Advertisement

Deal Would Give Record Business a New Spin

Share
TIMES STAFF WRITER

The $163.4-billion merger of America Online and Time Warner would have a dramatic effect on the future of the record business--bolstering the value of music content and accelerating the timetable for electronic distribution of audio recordings on the Internet.

The deal would put Time Warner--which over the last decade has fallen from first to fourth place in music sales among the world’s five recording giants--back into the limelight by giving the media giant’s struggling record division a competitive edge in reaching music customers on the Internet.

It also sets the stage for the possible takeover of other entertainment companies with music holdings, many of whose stocks soared Monday on Wall Street after the announcement of the AOL-Time Warner pact. The deal also would benefit the business by giving the world’s biggest online distribution company a financial incentive to stop electronic theft and institute measures to protect the copyrights of its new musical assets.

Advertisement

“Everybody in the music business has been feeling around in the dark trying to figure out what to do in terms of downloading and developing a strategy on the Internet,” said Roger Ames, chairman of Warner Music Group. “Now we’re in business with guys who are experts in that field--the way that we are experts in ours. This is one of those fabulous moves where one plus one should equal three.”

Analysts and competitors cautioned that the newly merged organization could run into serious problems, however, if AOL and Time Warner fail to integrate the drastically different cultures of the two corporations.

Before the deal, AOL has supported the rights of Internet users and ignored industry concerns about digital piracy. Just two years ago, AOL opposed the creation of the Digital Millennium Copy Act, a legislative effort that sought to revise the copyright laws to ensure protection for content appearing on the Internet. AOL also rejected music industry pleas regarding payment for copyrighted music that aired on Web radio broadcasts.

The Internet provider, however, would probably change its tune as the corporation would have a significant financial stake in protecting the musical recordings of its new partner.

Although the merger would do little to stem the tide of electronic theft that threatens the future of the music business, it would significantly influence the business strategies of the corporation that services more than 22 million Web users.

“This deal . . . requires--for the first time--that an Internet company be concerned about protecting the value of the musical content it is distributing,” says Hilary Rosen, head of the Recording Industry Assn. of America.

Advertisement

The merger would almost certainly hasten the destruction of the traditional brick-and-mortar retail distribution system and become the electronic distribution model of the future. At Monday’s news conference, Time Warner Chairman and Chief Executive Gerald Levin said he believed “the digital downloading is the most efficient delivery for music.”

Music executives believe that digital distribution of music will revolutionize the industry by dramatically cutting manufacturing and shipping costs associated with delivery of audio recordings to retail outlets. It also will slash millions of dollars spent annually trying to persuade retailers to place products in prime spots in stores.

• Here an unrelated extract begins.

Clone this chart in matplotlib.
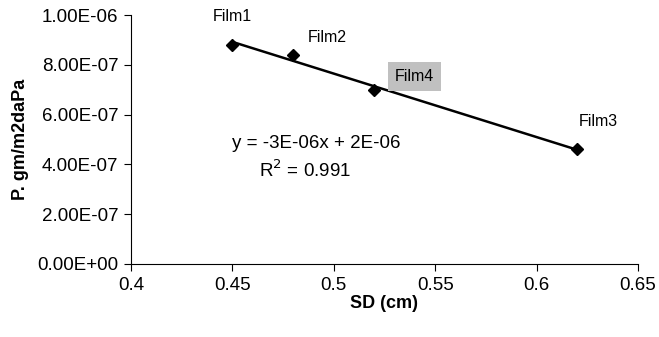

In the future, music fans no longer will have to visit retail stores to purchase recordings, but will be able to download their music directly over the Internet. Most computer owners, however, currently access the Internet through telephone modems, which take more than hour to download a typical record album. In the next few years, analysts expect many computer owners to upgrade to cable connections that allow consumers to download albums in minutes.

As the music industry prepares to shift from traditional distribution to electronic download of music, the world’s five-biggest record conglomerates face a plethora of problems in dealing with the transition. Although Time Warner appears now to have the upper hand by virtue of its investments in broadband cable and AOL, it’s clear that the merged company, like other entertainment corporations, would be forced in the future to reduce prices on the Web and invent ways to entice consumers to buy copyrighted recordings--instead of stealing them.

The new deal would certainly give Time Warner an upper hand in marketing and promoting its products on AOL. Although AOL has cut numerous deals in the past with a variety of Time Warner’s competitors, that would not prevent AOL from hyping Warner Music Group songs and videos on its home page, for instance.

Still, the AOL/Time Warner deal puts a premium value on all musical content, validating Seagram’s recent $10.4-billion purchase of PolyGram and creating a financial environment friendly to other future investments in the music arena.